Я старался не смотреть на массивный деревянный буфет, возвышавшийся в нескольких футах от меня, у задней двери комнаты. Он не полностью скрывал дверь в маленький альков, который мы использовали как потайную кладовку, где хранили мешок картошки и, может быть, немного сала, продукты с черного рынка, которые маме удалось привезти из соседних деревень и которые нам не положено было иметь, хотя подобные запасы были в то время у всех. Мы держали дверь открытой, чтобы проветривать кладовку, и, если нам казалось, что кто-нибудь может сунуть туда нос, мама просто придвигала буфет к стене.

Наконец я услышал шаги на лестнице. Этих шагов было слишком много, но среди них я различил более легкие и стал молиться, чтобы это была мама.

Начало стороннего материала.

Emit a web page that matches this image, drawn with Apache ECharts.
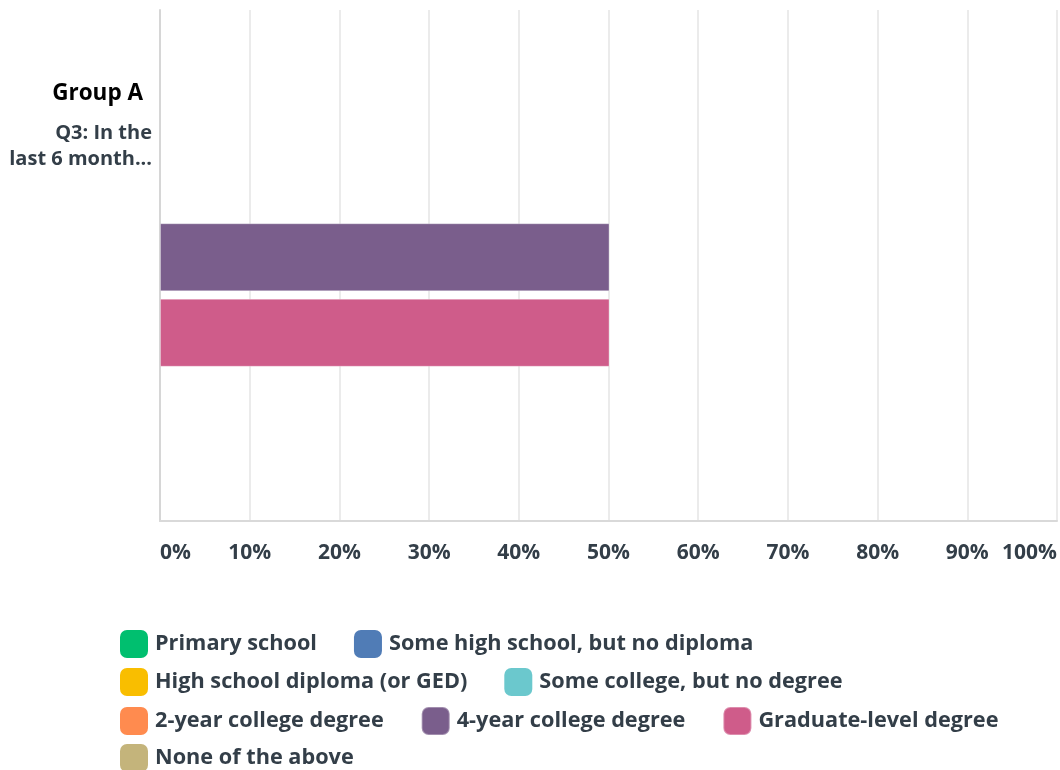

Это действительно была она, но когда она распахнула дверь и вошла, то выглядела очень странно.

— Вот твое лекарство, Мило.

Я уже принимал лекарство, но ничего не сказал. Я потянулся к двери, и мама дала мне таблетку и стакан с водой. Ее лицо было вытянутым и совсем белым, она пристально смотрела на меня, и в ее взгляде я прочел предостережение. Я старался не смотреть, но видел высокого мужчину, стоявшего рядом с ней и не спускавшего с нее глаз, чужого и сурового, уже распоряжавшегося ею. Я проглотил таблетку, как хороший мальчик, запил ее водой, а мама посмотрела на меня долгим-долгим взглядом, потом повернулась и закрыла дверь. Я слушал, как она спускалась по лестнице.

Значит, это была правда. Гестапо обыскивало дом, и уже не было надежды на то, что все происходящее на самом деле не происходит, и теперь мне нужно было закрыть дверь в альков. Я на цыпочках, чтобы не скрипнули половицы, прошел к буфету. У него были маленькие изогнутые ножки, я нагнулся, взялся за одну из них и попытался приподнять буфет. Он не шевельнулся. Я тянул изо всех сил. Ни с места. Я старался вовсю, но не мог оторвать ножку от пола даже на такое расстояние, чтобы под нее можно было просунуть листок бумаги. Тогда я решил придвинуть буфет к стене, упираясь в него спиной. Я навалился на него всем своим весом, я вложил в это усилие все, но добился только того, что мои ноги заскользили по натертому полу.